1) I'll believe it when I see it, but will give them the benefit of the doubt for now.

2)Again (and again and again), why are we still measuring CAR level or service here, when the majority of the changes are for cyclists, yet no similar level of service was done to measure the impact on cyclists??? What impact will this have on bike commuting patterns in this area? If bike/ped related funding sources are being used, should it be evaluated for priority over other proposed projects in the works and in the Master Plan?

4)I can't support only a one foot buffer. With door zone bike lanes at least you can move into the adjacent travel lane to avoid them (and they're wider than 2')- with this you hit the curb. That's on a good day. Throw in debris, random pedestrians, trash cans(there is curb pick up along that side with some houses) and the occasional grate and you make it very difficult and potentially dangerous to use. Contrarian, please bookmark the link to this comment and reference as needed ;)

5) It's not legal behavior and should be cracked down on with any implementation. The city needs to stop providing MD residents(check the tags this Sunday) who don't pay taxes here.

6) If we get them can Chris Z. make sure they are implemented at the same time the bike lanes are? The bike/ped budget is small enough already, money shouldn't be wasted to grind up and move anymore bike lanes.

What question hasn't been answered is how light signaling will happen for opposing traffic. Also the cross section given do not show intersections, which is where the overwhelming majority of crashes occur. What will sight lines be like? Where will parking end/begin to offer better visibility for the contra-flow cyclists? Will there be colored pavement markings to further alert turning motorists? Will there be wrong way signage for northbound cyclists in the southbound lane who seek the refuge of the physically seperated lane? How will left turns from the seperated lanes be addressed?
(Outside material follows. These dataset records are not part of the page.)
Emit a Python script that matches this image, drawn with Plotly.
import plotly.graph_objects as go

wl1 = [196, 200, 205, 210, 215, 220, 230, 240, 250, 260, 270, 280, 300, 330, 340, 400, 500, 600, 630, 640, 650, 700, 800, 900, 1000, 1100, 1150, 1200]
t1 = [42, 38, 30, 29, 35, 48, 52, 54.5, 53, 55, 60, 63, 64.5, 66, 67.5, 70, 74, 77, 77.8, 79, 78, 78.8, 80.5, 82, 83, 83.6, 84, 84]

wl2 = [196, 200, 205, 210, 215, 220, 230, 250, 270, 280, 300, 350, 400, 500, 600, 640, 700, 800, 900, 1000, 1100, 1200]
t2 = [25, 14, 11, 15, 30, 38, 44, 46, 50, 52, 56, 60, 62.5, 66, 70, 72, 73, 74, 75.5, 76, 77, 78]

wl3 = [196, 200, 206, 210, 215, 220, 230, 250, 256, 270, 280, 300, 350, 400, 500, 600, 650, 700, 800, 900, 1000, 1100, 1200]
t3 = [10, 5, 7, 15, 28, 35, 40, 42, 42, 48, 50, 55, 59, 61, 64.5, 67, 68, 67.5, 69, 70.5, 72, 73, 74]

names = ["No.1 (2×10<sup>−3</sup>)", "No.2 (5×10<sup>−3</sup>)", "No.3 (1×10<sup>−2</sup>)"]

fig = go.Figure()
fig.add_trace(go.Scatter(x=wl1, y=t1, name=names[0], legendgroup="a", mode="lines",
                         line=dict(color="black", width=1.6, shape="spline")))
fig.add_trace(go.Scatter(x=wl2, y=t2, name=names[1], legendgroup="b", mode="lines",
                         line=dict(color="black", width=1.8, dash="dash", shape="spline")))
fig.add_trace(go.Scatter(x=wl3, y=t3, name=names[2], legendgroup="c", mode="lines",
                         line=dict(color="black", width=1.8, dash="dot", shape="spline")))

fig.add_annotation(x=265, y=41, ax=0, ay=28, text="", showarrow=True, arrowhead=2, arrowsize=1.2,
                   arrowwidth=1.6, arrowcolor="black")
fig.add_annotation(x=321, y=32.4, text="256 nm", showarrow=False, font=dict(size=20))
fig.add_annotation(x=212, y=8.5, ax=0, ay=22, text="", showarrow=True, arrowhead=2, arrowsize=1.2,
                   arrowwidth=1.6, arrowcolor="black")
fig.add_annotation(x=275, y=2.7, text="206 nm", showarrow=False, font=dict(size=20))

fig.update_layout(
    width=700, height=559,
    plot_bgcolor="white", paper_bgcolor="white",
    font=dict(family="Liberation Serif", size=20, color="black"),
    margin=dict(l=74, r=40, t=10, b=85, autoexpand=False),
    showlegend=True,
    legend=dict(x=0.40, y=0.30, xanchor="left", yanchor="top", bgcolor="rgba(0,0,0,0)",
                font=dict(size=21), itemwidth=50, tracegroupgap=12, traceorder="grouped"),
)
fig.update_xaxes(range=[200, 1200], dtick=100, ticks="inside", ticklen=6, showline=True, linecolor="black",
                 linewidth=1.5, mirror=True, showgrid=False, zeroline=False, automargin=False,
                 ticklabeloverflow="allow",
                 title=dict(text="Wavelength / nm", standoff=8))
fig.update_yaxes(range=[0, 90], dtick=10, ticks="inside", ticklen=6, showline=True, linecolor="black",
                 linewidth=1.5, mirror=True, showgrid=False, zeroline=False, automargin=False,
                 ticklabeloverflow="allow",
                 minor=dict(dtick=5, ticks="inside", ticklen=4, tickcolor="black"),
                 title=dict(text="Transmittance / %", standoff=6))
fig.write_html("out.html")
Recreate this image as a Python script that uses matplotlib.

To me, as a former resident along this street, it still doesn't address the stated purpose of the redesign, which was to dramatically calm traffic. This is why I pushed for a two way street. Not having an impact on car LOS means there will still be MD commuters driving way too fast, and it still won't be as pleasant place to ride, walk or live as it should be.

You say they "ranked" the options from 1-5. Do you actually mean "rated"? Range voting (aka score voting) uses ratings, not rankings. That is, you can score the 4 proposals like A=1, B=2, C=2, D=5. A ranked system that turns the rankings to points (namely, the Borda method) is MUCH worse than score voting.

Once again DDOT is applying the wishful thinking model of facility construction. They're statement that "a door is usually two feet long" is just nonsense. A chart of actual vehicle widths is here: http://www.bikexprt.com/bikepol/facil/lanes/doorwidth.htm.

Even if that were the case, designing for typical size is irresponsible. Using that logic, bridges would be 7' high because most vehicles are only that high. DC allows vehicles to use the roads and park that are up to 8'6" wide, not including mirrors.

As Jeff noted, the bike lane with curbs on both sides is a death trap -- cyclists have no where to go if the lane is obstructed.

I also have to question the statement, "This would be done as a pilot project, to be evaluated and possibly replicated in other parts of the District. If successful, plans can be put into place to make this solution permanent, or to pursue some variation of this." Are they implementing any test procedure to measure success? Have they even defined what success is?

Yes I mean they ranked them, not rated. It would be much better if someone were able to give a value to how good or bad each choice was.

But Jeff makes a good point, that the opinion of users should only be one element in the decision. Instead, a list of requirements should have been defined, and a design that best meets those requirements chosen. Otherwise they're letting the tail wag the dog.

This sucks. cyclists need to get more militant in this city.

Totally agree. I don't see how the vast majority in the 52 emails can be dubbed "unrelated." Leaving this street a one-way is a bad decision.You could still have two lanes north and make it two way??